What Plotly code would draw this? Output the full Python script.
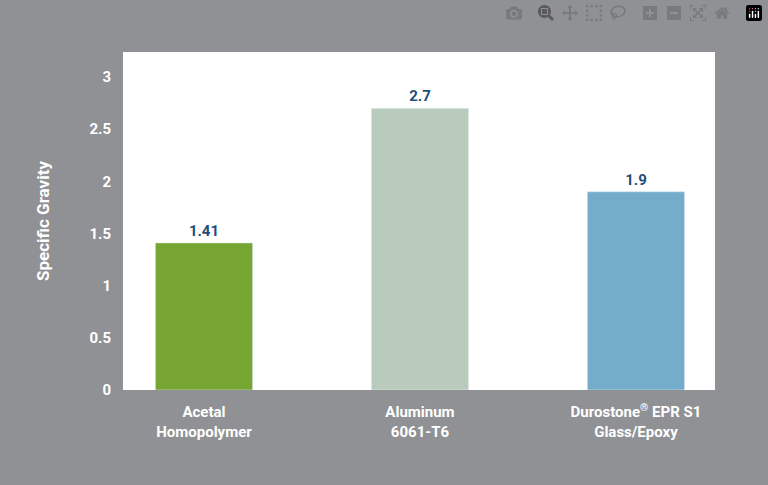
import plotly.graph_objects as go

categories = ["Acetal<br>Homopolymer", "Aluminum<br>6061-T6", "Durostone<sup>®</sup> EPR S1<br>Glass/Epoxy"]
values = [1.41, 2.7, 1.9]
labels = ["1.41", "2.7", "1.9"]
colors = ["#76a532", "#b9cbbd", "#74adca"]
xpos = [0, 1, 2]

fig = go.Figure(go.Bar(
    x=xpos, y=values, width=0.45, marker_color=colors,
    text=[f"<b>{t}</b>" for t in labels], textposition="outside",
    textfont=dict(color="#1f4e79", size=15, family="Roboto"),
    cliponaxis=False,
))
fig.update_layout(
    width=768, height=485,
    paper_bgcolor="#8f9194", plot_bgcolor="white",
    margin=dict(l=123, r=53, t=52, b=95),
    font=dict(family="Roboto", color="white", size=15),
    showlegend=False,
    xaxis=dict(range=[-0.375, 2.366], tickvals=xpos, ticktext=[f"<b>{c}</b>" for c in categories],
               showgrid=False, zeroline=False, ticks="outside", ticklen=8, tickcolor="rgba(0,0,0,0)",
               tickfont=dict(size=15, color="white")),
    yaxis=dict(range=[0, 3.24], tickvals=[0, 0.5, 1, 1.5, 2, 2.5, 3],
               ticktext=["<b>0</b>", "<b>0.5</b>", "<b>1</b>", "<b>1.5</b>", "<b>2</b>", "<b>2.5</b>", "<b>3</b>"],
               showgrid=False, zeroline=False, ticks="outside", ticklen=8, tickcolor="rgba(0,0,0,0)",
               title=dict(text="<b>Specific Gravity</b>", font=dict(size=17, color="white"), standoff=35),
               tickfont=dict(size=15, color="white")),
)
fig.update_traces(texttemplate="%{text}")
fig.write_html("out.html")
with open("out.html", encoding="utf-8") as f:
    html = f.read()
html = html.replace("<head>", "<head><style>html,body{margin:0;padding:0;background:#8f9194;}</style>", 1)
with open("out.html", "w", encoding="utf-8") as f:
    f.write(html)
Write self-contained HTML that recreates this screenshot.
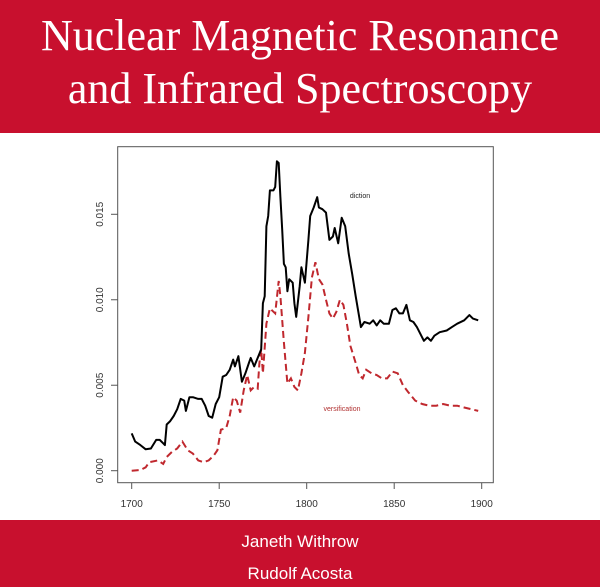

- - -

*Instructions to follow*. Your task is to reproduce exactly the lines from the start of the data above through the line containing "xpos = [0, 1, 2]", leaving every picture out.

*Answer to the exercise*.
What Plotly code would draw this? Output the full Python script.
import plotly.graph_objects as go

categories = ["Acetal<br>Homopolymer", "Aluminum<br>6061-T6", "Durostone<sup>®</sup> EPR S1<br>Glass/Epoxy"]
values = [1.41, 2.7, 1.9]
labels = ["1.41", "2.7", "1.9"]
colors = ["#76a532", "#b9cbbd", "#74adca"]
xpos = [0, 1, 2]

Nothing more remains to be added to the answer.